--- BEGIN DATA LISTING ---
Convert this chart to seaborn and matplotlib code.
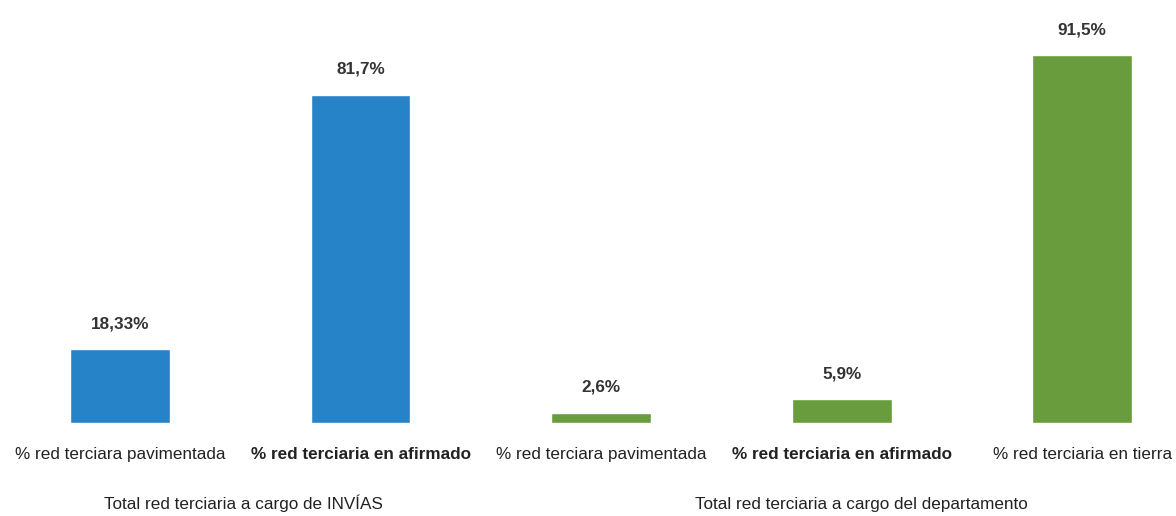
import matplotlib
matplotlib.use("Agg")
import matplotlib.pyplot as plt
import matplotlib.transforms as mtransforms
import seaborn as sns
import pandas as pd

# data
categories = ['% red terciara pavimentada', '% red terciaria en afirmado',
              '% red terciara pavimentada', '% red terciaria en afirmado',
              '% red terciaria en tierra']
values = [18.33, 81.7, 2.6, 5.9, 91.5]
value_labels = ['18,33%', '81,7%', '2,6%', '5,9%', '91,5%']
groups = ['INVIAS', 'INVIAS', 'Depto', 'Depto', 'Depto']
group_titles = ['Total red terciaria a cargo de INVÍAS',
                'Total red terciaria a cargo del departamento']
bold_ticks = [False, True, False, True, False]

sns.set_style('white')
plt.rcParams['font.family'] = ['Liberation Sans Narrow', 'Liberation Sans', 'DejaVu Sans']

df = pd.DataFrame({'pos': [str(i) for i in range(len(values))],
                   'value': values, 'group': groups})

fig = plt.figure(figsize=(11.76, 5.16), dpi=100)
ax = fig.add_axes([0, 0.180, 1, 0.779])
sns.barplot(data=df, x='pos', y='value', hue='group',
            palette={'INVIAS': '#2783C8', 'Depto': '#689C3D'},
            saturation=1, dodge=False, width=0.415, legend=False, ax=ax)

ax.set_xlim(-0.499, 4.39)
ax.set_ylim(0, 100)
ax.set_yticks([])
ax.set_xlabel('')
ax.set_ylabel('')
sns.despine(ax=ax, left=True, bottom=True)

fs = 12.3
ax.set_xticks(range(len(categories)))
ax.set_xticklabels(categories, fontsize=fs, color='#222222')
for lbl, b in zip(ax.get_xticklabels(), bold_ticks):
    if b:
        lbl.set_fontweight('bold')
ax.tick_params(axis='x', length=0, pad=17)

for i, (v, t) in enumerate(zip(values, value_labels)):
    ax.annotate(t, (i, v), xytext=(0, 13), textcoords='offset points',
                ha='center', va='bottom', fontsize=fs, fontweight='bold',
                color='#333333')

trans = mtransforms.blended_transform_factory(ax.transData, fig.transFigure)
ax.text(0.515, 0.008, group_titles[0], transform=trans, ha='center', va='bottom',
        fontsize=fs, color='#222222')
ax.text(3.08, 0.008, group_titles[1], transform=trans, ha='center', va='bottom',
        fontsize=fs, color='#222222')

fig.savefig('out.png', dpi=100)
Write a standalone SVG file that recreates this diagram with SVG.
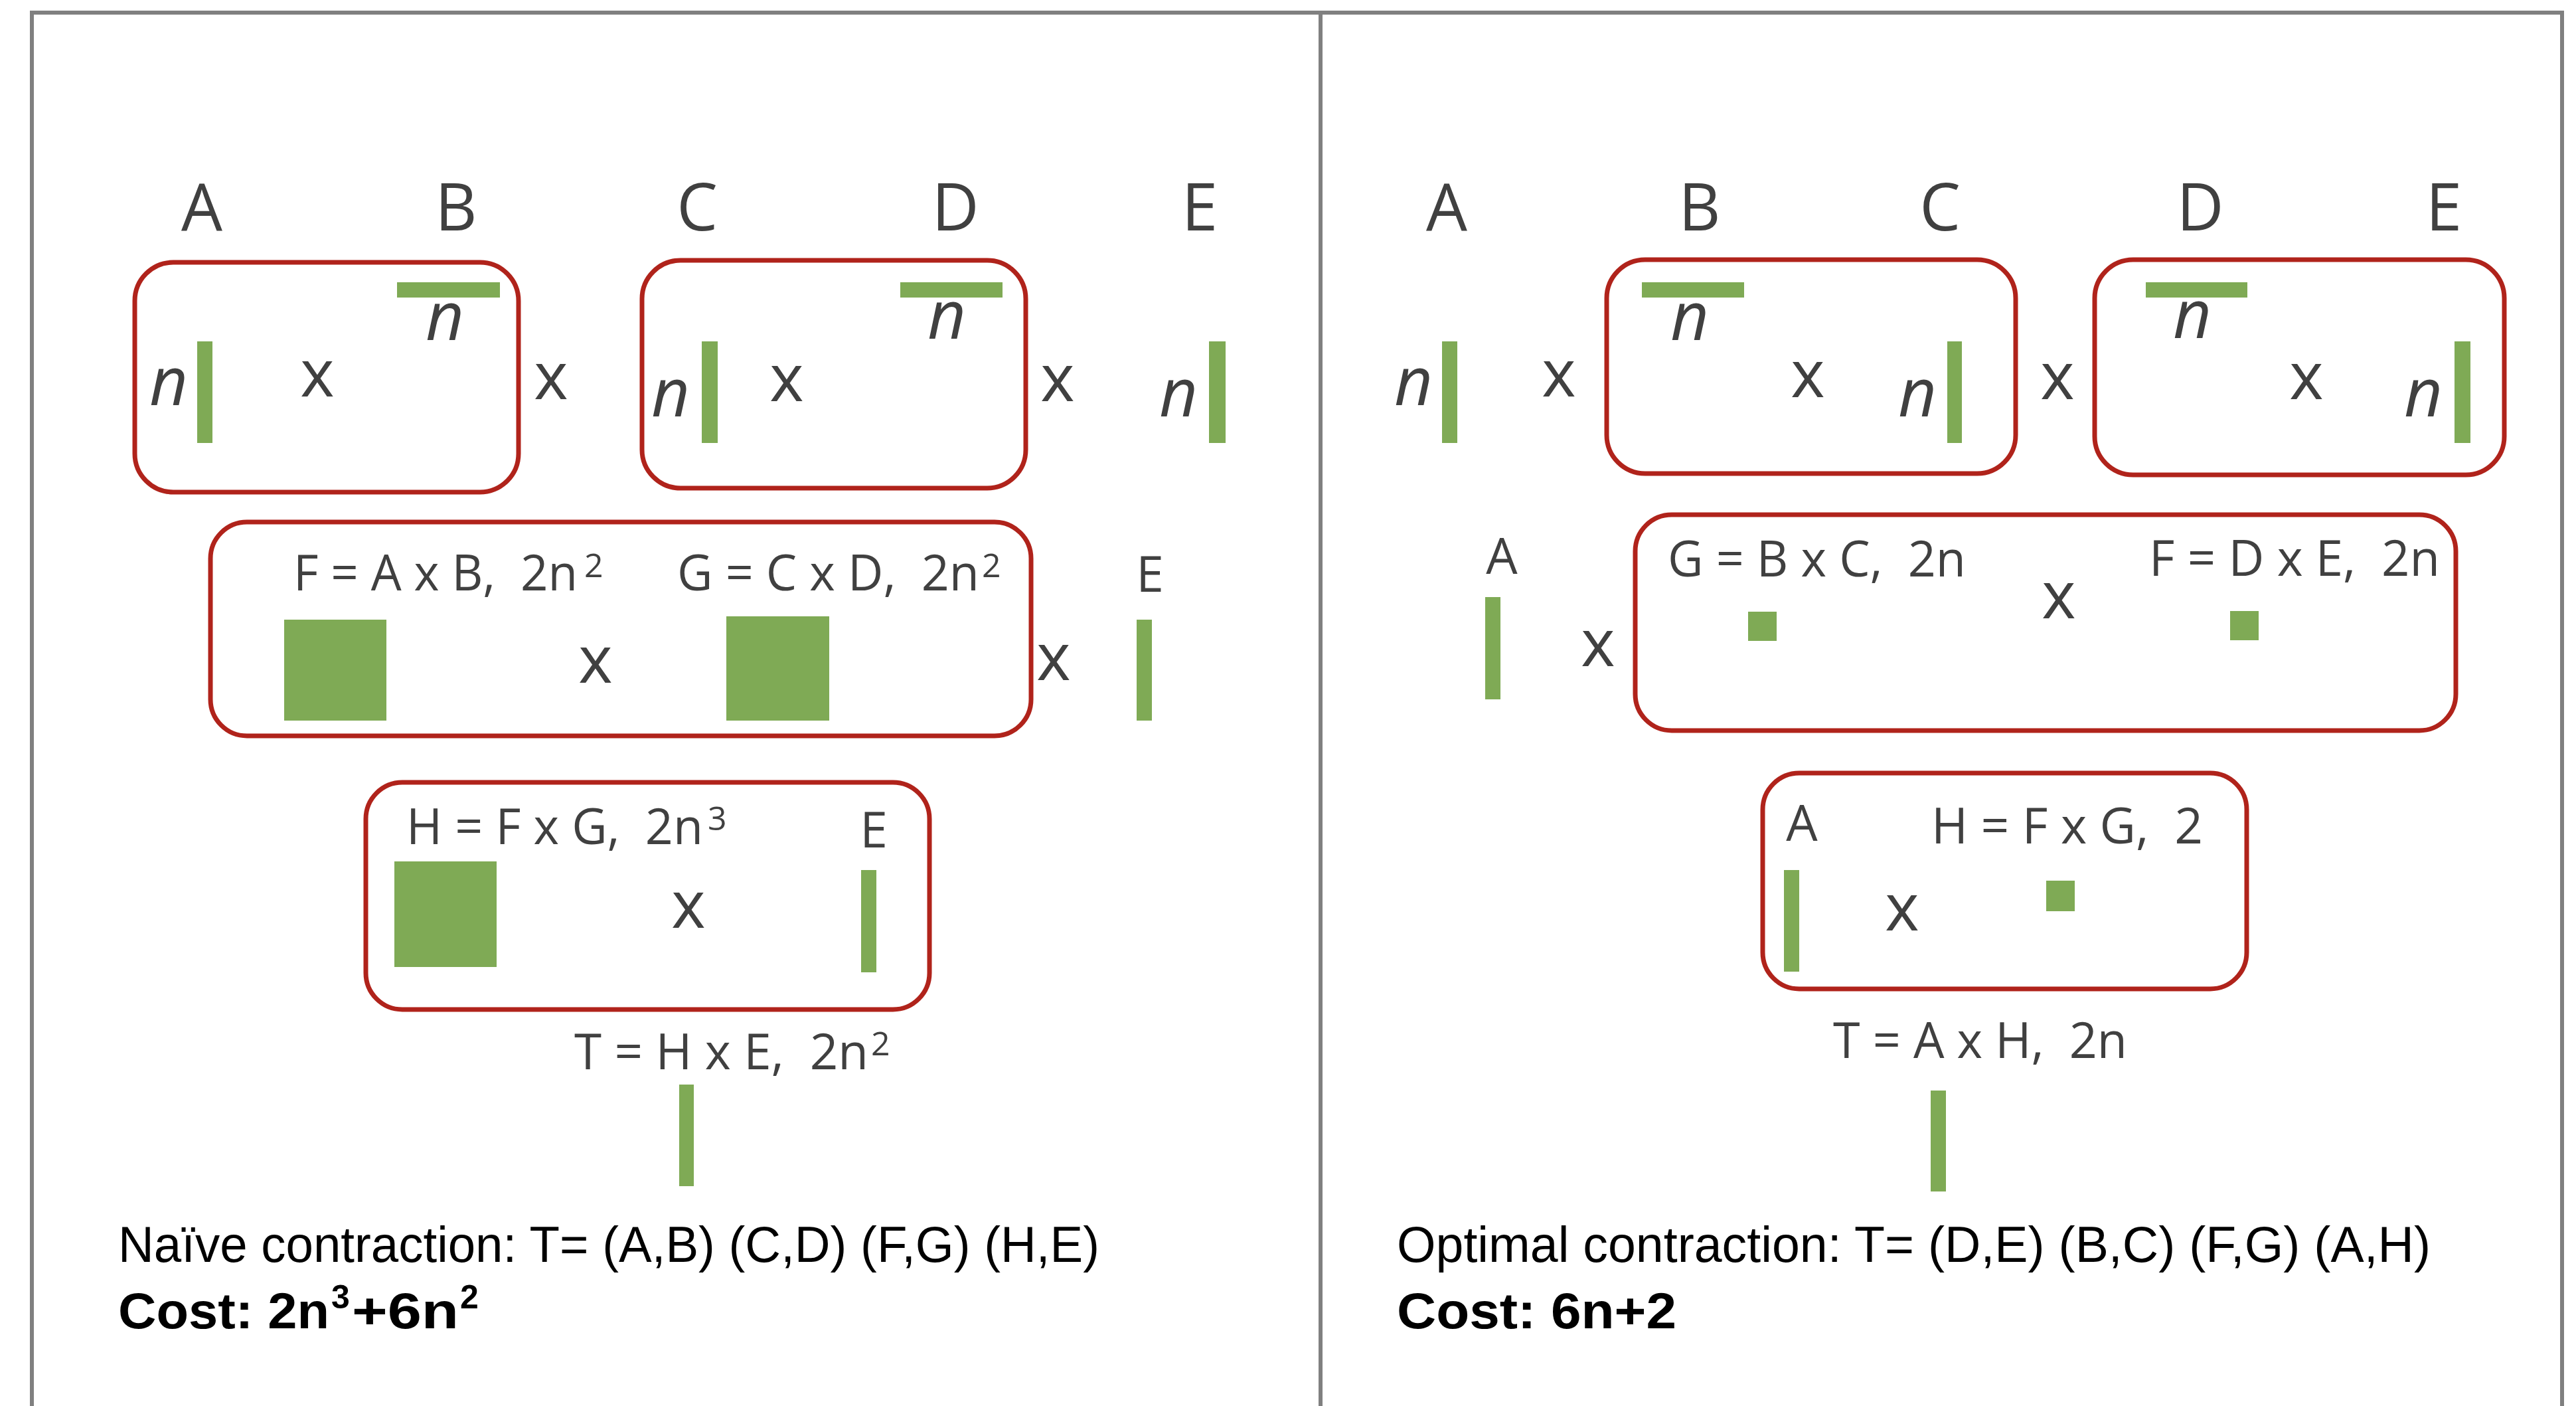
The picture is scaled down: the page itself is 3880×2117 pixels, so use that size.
--- END DATA LISTING ---
• _REQUIRED TASK_
Copy each line of the records precisely and drop any images they hold.

• _REPLY TO THE EXERCISE_
Convert this chart to seaborn and matplotlib code.
import matplotlib
matplotlib.use("Agg")
import matplotlib.pyplot as plt
import matplotlib.transforms as mtransforms
import seaborn as sns
import pandas as pd

# data
categories = ['% red terciara pavimentada', '% red terciaria en afirmado',
              '% red terciara pavimentada', '% red terciaria en afirmado',
              '% red terciaria en tierra']
values = [18.33, 81.7, 2.6, 5.9, 91.5]
value_labels = ['18,33%', '81,7%', '2,6%', '5,9%', '91,5%']
groups = ['INVIAS', 'INVIAS', 'Depto', 'Depto', 'Depto']
group_titles = ['Total red terciaria a cargo de INVÍAS',
                'Total red terciaria a cargo del departamento']
bold_ticks = [False, True, False, True, False]

sns.set_style('white')
plt.rcParams['font.family'] = ['Liberation Sans Narrow', 'Liberation Sans', 'DejaVu Sans']

df = pd.DataFrame({'pos': [str(i) for i in range(len(values))],
                   'value': values, 'group': groups})

fig = plt.figure(figsize=(11.76, 5.16), dpi=100)
ax = fig.add_axes([0, 0.180, 1, 0.779])
sns.barplot(data=df, x='pos', y='value', hue='group',
            palette={'INVIAS': '#2783C8', 'Depto': '#689C3D'},
            saturation=1, dodge=False, width=0.415, legend=False, ax=ax)

ax.set_xlim(-0.499, 4.39)
ax.set_ylim(0, 100)
ax.set_yticks([])
ax.set_xlabel('')
ax.set_ylabel('')
sns.despine(ax=ax, left=True, bottom=True)

fs = 12.3
ax.set_xticks(range(len(categories)))
ax.set_xticklabels(categories, fontsize=fs, color='#222222')
for lbl, b in zip(ax.get_xticklabels(), bold_ticks):
    if b:
        lbl.set_fontweight('bold')
ax.tick_params(axis='x', length=0, pad=17)

for i, (v, t) in enumerate(zip(values, value_labels)):
    ax.annotate(t, (i, v), xytext=(0, 13), textcoords='offset points',
                ha='center', va='bottom', fontsize=fs, fontweight='bold',
                color='#333333')

trans = mtransforms.blended_transform_factory(ax.transData, fig.transFigure)
ax.text(0.515, 0.008, group_titles[0], transform=trans, ha='center', va='bottom',
        fontsize=fs, color='#222222')
ax.text(3.08, 0.008, group_titles[1], transform=trans, ha='center', va='bottom',
        fontsize=fs, color='#222222')

fig.savefig('out.png', dpi=100)
Write a standalone SVG file that recreates this diagram with SVG.
The picture is scaled down: the page itself is 3880×2117 pixels, so use that size.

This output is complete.